Just put marginally more filling inside maybe, Oreo Inc.?

The really ridiculous thing is that Oreo already makes this exact product, which they call "Double Stuf".
posted by tobascodagama at 5:01 PM on February 5 [3 favorites]


Nobody show this to Aaron Sorkin.
posted by dumbland at 10:34 PM on February 5 [1 favorite]


Less successfully: 30-sec shot of a potato with "ADVERTISEMENT" on it didn't appeal to younger audiences.

News site re-posts marketing blog which capitalized on the Super Bowl, attempts to salvage own guilt by endorsing competing product. Somewhat spoiling the joke IMO.
posted by sourcejedi at 6:09 AM on February 6 [1 favorite]


Disclaimer: I worked with this specific team at this specific agency during the period of time in question. I did not work on the relevant tweet.

First off, let me just say how refreshing it is to see a group of people reacting the way you guys are. My time in marketing led to a lot of weird mental baggage, including a total lack of sense of scope about things like this, and a propensity to use words like "ideate" as if they mean something.

But in case you'd like a little bit of context — context that the article leaves out because it assumes the audience knows this bit — that one tweet (regrettably) started the landslide of "timely" brand tweets that flooded Twitter over the next few years. Every time Hamburger Helper tweeted about the Oscars, or Geico made a branded post with a picture of its gecko dressed as an olympian, it was following in the wake of this tweet.

The advertising world is obsessed with the idea of "earned impressions"; essentially eyeballs on advertisements that no one had to pay for. Brands had been using Twitter as a source of earned impressions for years at that point, but the normal process of creating branded content was so slow (primarily because of the back-and-forth process with the brand's marketing and legal teams) that the tweets tended to be either "evergreen" (could be posted at any time) or timed to sync up with something scheduled way in advance (like christmas, or a big sale.)
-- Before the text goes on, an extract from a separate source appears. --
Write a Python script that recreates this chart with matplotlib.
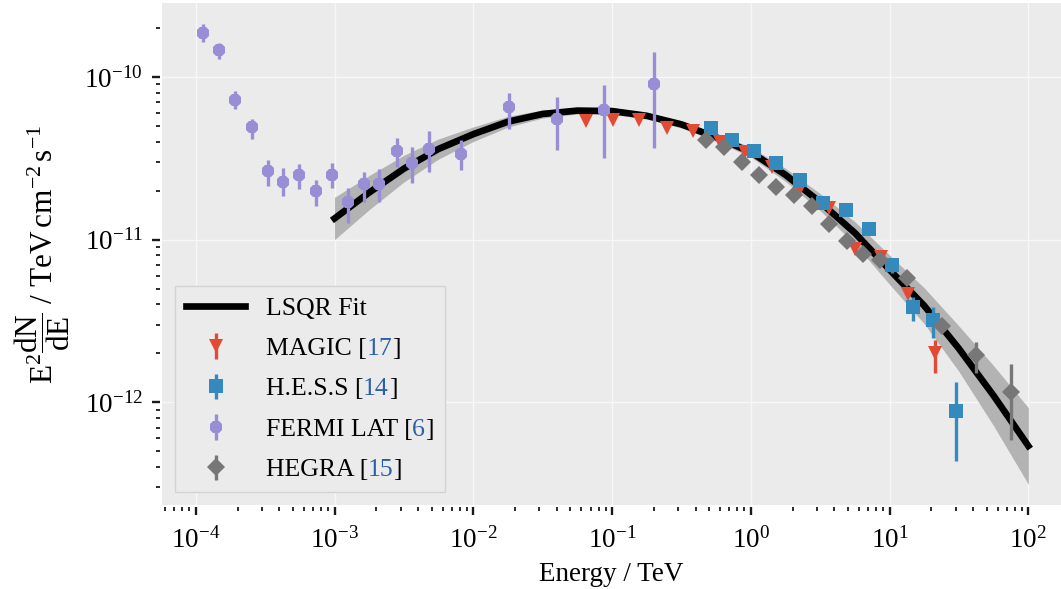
import numpy as np
import matplotlib
matplotlib.use("Agg")
import matplotlib.pyplot as plt
from matplotlib.ticker import NullFormatter

# LSQR fit, quarter-decade steps in energy (TeV)
fit_energy = [1.0e-3, 1.78e-3, 3.16e-3, 5.62e-3, 1.0e-2, 1.78e-2, 3.16e-2, 5.62e-2,
              0.1, 0.178, 0.316, 0.562, 1.0, 1.78, 3.16, 5.62, 10.0, 17.8, 31.6, 56.2, 100.0]
fit_flux = [1.35e-11, 1.95e-11, 2.73e-11, 3.61e-11, 4.45e-11, 5.31e-11, 5.92e-11, 6.21e-11,
            6.17e-11, 5.77e-11, 5.11e-11, 4.26e-11, 3.45e-11, 2.50e-11, 1.70e-11, 1.10e-11,
            6.53e-12, 3.92e-12, 2.14e-12, 1.10e-12, 5.40e-13]
fit_hi = [1.82e-11, 2.48e-11, 3.30e-11, 4.16e-11, 4.93e-11, 5.73e-11, 6.27e-11, 6.50e-11,
          6.46e-11, 6.04e-11, 5.38e-11, 4.51e-11, 3.70e-11, 2.74e-11, 1.92e-11, 1.29e-11,
          8.03e-12, 5.05e-12, 2.95e-12, 1.68e-12, 9.28e-13]
fit_lo = [1.00e-11, 1.53e-11, 2.26e-11, 3.13e-11, 4.01e-11, 4.92e-11, 5.59e-11, 5.93e-11,
          5.89e-11, 5.51e-11, 4.86e-11, 4.02e-11, 3.22e-11, 2.28e-11, 1.51e-11, 9.40e-12,
          5.31e-12, 3.04e-12, 1.55e-12, 7.18e-13, 3.14e-13]

# MAGIC
magic_e = [0.0649, 0.102, 0.157, 0.247, 0.385, 0.599, 0.906, 1.41, 2.28, 3.64, 5.67, 8.65, 13.5, 21.2]
magic_flux = [5.37e-11, 5.42e-11, 5.47e-11, 4.84e-11, 4.66e-11, 3.97e-11, 3.44e-11, 2.81e-11,
              2.06e-11, 1.57e-11, 8.75e-12, 7.8e-12, 4.62e-12, 2.00e-12]
magic_hi = [5.37e-11, 5.42e-11, 5.47e-11, 4.84e-11, 4.66e-11, 3.97e-11, 3.44e-11, 2.81e-11,
            2.06e-11, 1.57e-11, 8.75e-12, 7.8e-12, 4.62e-12, 2.41e-12]
magic_lo = [5.37e-11, 5.42e-11, 5.47e-11, 4.84e-11, 4.66e-11, 3.97e-11, 3.44e-11, 2.81e-11,
            2.06e-11, 1.57e-11, 8.75e-12, 7.8e-12, 4.62e-12, 1.52e-12]

# H.E.S.S
hess_e = [0.519, 0.727, 1.06, 1.53, 2.26, 3.30, 4.87, 7.07, 10.4, 14.7, 20.6, 30.2]
hess_flux = [4.87e-11, 4.08e-11, 3.50e-11, 2.94e-11, 2.34e-11, 1.67e-11, 1.52e-11, 1.17e-11,
             6.97e-12, 3.85e-12, 3.19e-12, 8.87e-13]
hess_hi = [4.87e-11, 4.08e-11, 3.50e-11, 2.94e-11, 2.34e-11, 1.67e-11, 1.52e-11, 1.17e-11,
           7.75e-12, 4.47e-12, 3.84e-12, 1.34e-12]
hess_lo = [4.87e-11, 4.08e-11, 3.50e-11, 2.94e-11, 2.34e-11, 1.67e-11, 1.52e-11, 1.17e-11,
           6.27e-12, 3.16e-12, 2.47e-12, 4.37e-13]

# FERMI LAT
fermi_e = [1.12e-4, 1.47e-4, 1.92e-4, 2.53e-4, 3.30e-4, 4.28e-4, 5.55e-4, 7.32e-4, 9.64e-4,
           1.24e-3, 1.64e-3, 2.10e-3, 2.81e-3, 3.64e-3, 4.80e-3, 8.12e-3, 1.82e-2, 3.99e-2,
           8.79e-2, 0.201]
fermi_flux = [1.85e-10, 1.46e-10, 7.26e-11, 4.89e-11, 2.64e-11, 2.25e-11, 2.49e-11, 2.00e-11,
              2.49e-11, 1.71e-11, 2.21e-11, 2.19e-11, 3.51e-11, 2.94e-11, 3.60e-11, 3.38e-11,
              6.49e-11, 5.54e-11, 6.24e-11, 9.02e-11]
fermi_hi = [2.11e-10, 1.62e-10, 8.17e-11, 5.50e-11, 3.08e-11, 2.75e-11, 2.91e-11, 2.32e-11,
            2.95e-11, 2.07e-11, 2.61e-11, 2.71e-11, 4.20e-11, 3.72e-11, 4.64e-11, 4.08e-11,
            8.02e-11, 7.53e-11, 8.98e-11, 1.42e-10]
fermi_lo = [1.64e-10, 1.29e-10, 6.34e-11, 4.16e-11, 2.13e-11, 1.85e-11, 2.04e-11, 1.61e-11,
            2.08e-11, 1.27e-11, 1.71e-11, 1.70e-11, 2.80e-11, 2.23e-11, 2.61e-11, 2.67e-11,
            4.82e-11, 3.58e-11, 3.16e-11, 3.65e-11]

# HEGRA
hegra_e = [0.478, 0.637, 0.859, 1.15, 1.53, 2.04, 2.74, 3.66, 4.90, 6.46, 8.59, 13.4, 23.7, 41.9, 74.5]
hegra_flux = [4.12e-11, 3.70e-11, 3.01e-11, 2.48e-11, 2.12e-11, 1.88e-11, 1.61e-11, 1.24e-11,
              9.82e-12, 8.17e-12, 7.55e-12, 5.85e-12, 2.95e-12, 1.95e-12, 1.15e-12]
hegra_hi = [4.12e-11, 3.70e-11, 3.01e-11, 2.48e-11, 2.12e-11, 1.88e-11, 1.61e-11, 1.24e-11,
            9.82e-12, 8.17e-12, 7.55e-12, 5.85e-12, 2.95e-12, 2.36e-12, 1.71e-12]
hegra_lo = [4.12e-11, 3.70e-11, 3.01e-11, 2.48e-11, 2.12e-11, 1.88e-11, 1.61e-11, 1.24e-11,
            9.82e-12, 8.17e-12, 7.55e-12, 5.85e-12, 2.95e-12, 1.51e-12, 5.85e-13]

names = ["MAGIC", "H.E.S.S", "FERMI LAT", "HEGRA"]
refs = ["17", "14", "6", "15"]

plt.rcParams["font.family"] = ["Liberation Serif", "DejaVu Serif"]
plt.rcParams["mathtext.fontset"] = "custom"
plt.rcParams["mathtext.rm"] = "Liberation Serif"
plt.rcParams["mathtext.it"] = "Liberation Serif:italic"
plt.rcParams["mathtext.bf"] = "Liberation Serif:bold"
plt.rcParams["font.size"] = 18.5

fig = plt.figure(figsize=(10.61, 5.89), dpi=100)
ax = fig.add_axes([0.153, 0.1426, 0.847, 0.852])
ax.set_facecolor("#EBEBEB")
for s in ax.spines.values():
    s.set_visible(False)
ax.spines["left"].set_position(("outward", 1.7))
ax.spines["bottom"].set_position(("outward", 1.7))

ax.set_xscale("log")
ax.set_yscale("log")
ax.set_xlim(5.74e-5, 172)
ax.set_ylim(2.34e-13, 2.84e-10)
ax.grid(True, which="major", color="#F7F7F7", lw=1.0)
ax.set_axisbelow(True)
ax.tick_params(which="major", direction="out", length=5.5, width=1.7, color="#1A1A1A",
               labelsize=19.5)
ax.tick_params(which="minor", direction="out", length=3, width=1.3, color="#1A1A1A")
ax.tick_params(axis="y", which="major", pad=7)
ax.tick_params(axis="x", which="major", pad=9)
ax.yaxis.set_minor_formatter(NullFormatter())
ax.xaxis.set_minor_formatter(NullFormatter())

# fit with uncertainty band
ax.fill_between(fit_energy, fit_lo, fit_hi, color="#B3B3B3", lw=0, zorder=1)
ax.plot(fit_energy, fit_flux, color="black", lw=4.8, label="LSQR Fit", zorder=2)

datasets = [
    (magic_e, magic_flux, magic_lo, magic_hi, "#E24A33", "v", 10.5),
    (hess_e, hess_flux, hess_lo, hess_hi, "#348ABD", "s", 9.8),
    (fermi_e, fermi_flux, fermi_lo, fermi_hi, "#988ED5", "8", 10),
    (hegra_e, hegra_flux, hegra_lo, hegra_hi, "#777777", "D", 9),
]
for (e, f, lo, hi, col, mk, ms), name, ref in zip(datasets, names, refs):
    f = np.array(f)
    yerr = [f - np.array(lo), np.array(hi) - f]
    ax.errorbar(e, f, yerr=yerr, fmt=mk, color=col, ms=ms, mew=0,
                elinewidth=2.4, capsize=0, label=f"{name} [{ref}]", zorder=3)

ax.set_xlabel("Energy / TeV", fontsize=19.5, labelpad=6)
ax.set_ylabel(r"$\mathrm{E}^2\dfrac{\mathrm{dN}}{\mathrm{dE}}$ / $\mathrm{TeV\,cm^{-2}\,s^{-1}}$",
              fontsize=22.5, labelpad=9)

leg = ax.legend(loc="lower left", handlelength=2.3, labelspacing=0.68, borderpad=0.42,
                fancybox=False, facecolor="#EBEBEB", edgecolor="#D3D3D3", framealpha=1,
                numpoints=1, fontsize=18.5)
leg.get_frame().set_linewidth(1.0)

# legend texts keep their size for layout; redraw them with the citation number in blue
for txt, name, ref in zip(leg.get_texts()[1:], names, refs):
    txt.set_alpha(0)
    a = ax.annotate(name + " [", xycoords=txt, xy=(0, 0), va="bottom", ha="left",
                    color="black", fontsize=18.5, annotation_clip=False, zorder=6)
    b = ax.annotate(ref, xycoords=a, xy=(1, 0), va="bottom", color="#2B5FA8",
                    fontsize=18.5, annotation_clip=False, zorder=6)
    ax.annotate("]", xycoords=b, xy=(1, 0), va="bottom", color="black",
                fontsize=18.5, annotation_clip=False, zorder=6)

fig.canvas.draw()
fig.savefig("out.png", dpi=100)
It feels almost quaint now, but at the time, the idea that a major brand could be posting an image that was a response to something that was still happening as the tweet went out was pretty new. And like everything in advertising, the first one worked really well, because of novelty.

But that's the most important context missing from this article: the thing that made all the headlines in the advertising world wasn't actually the tweet itself (which, as people here have noticed, isn't all that impressive.) It was the process that generated it.

So Oreo got a ton of industry buzz, which made their marketing team look great. 360i (the agency) went from being a mid-tier agency without a ton of name recognition, to being fairly well known (albeit primarily for that one tweet.) And a million terrible branded tweets were launched.
posted by bluemilker at 7:59 AM on February 6 [19 favorites]


This is the most amazing thing I've ever read.
posted by shapes that haunt the dusk at 10:21 AM on February 6


the way New Yorkers steadfastly refused to shut up about the 2003 blackout for like five years afterwards

An event which is cemented in my consciousness by - ironically - an advert.
posted by the latin mouse at 11:07 AM on February 6 [1 favorite]



The idiocy of it all is that there's an absolutely simple way to shift Oreos to us UK dunk-monkeys.

like why would they show a glass of milk instead of a mug of T E A

have they even HEARD OF THE UK


Of all the things wrong in the world, I remembered this this morning and got angry about it all over again, two days later, so I guess I don't have any stones to throw at the glass house where these marketing folks live.
posted by MCMikeNamara at 8:49 AM on February 7 [1 favorite]


I don't think this would have gone over so poorly here if they'd just reported the story. These oral histories have been drawing a lot of eyeballs in the last year, maybe. They're simpler to produce than a traditional story and are perceived as elevating the cultural relevance of the subject. This story doesn't hold up to the unspoken conventions of the form and triggers our negative reaction. In short, listicles when they're warranted, oral histories where they're earned, traditional journalism story structures by default.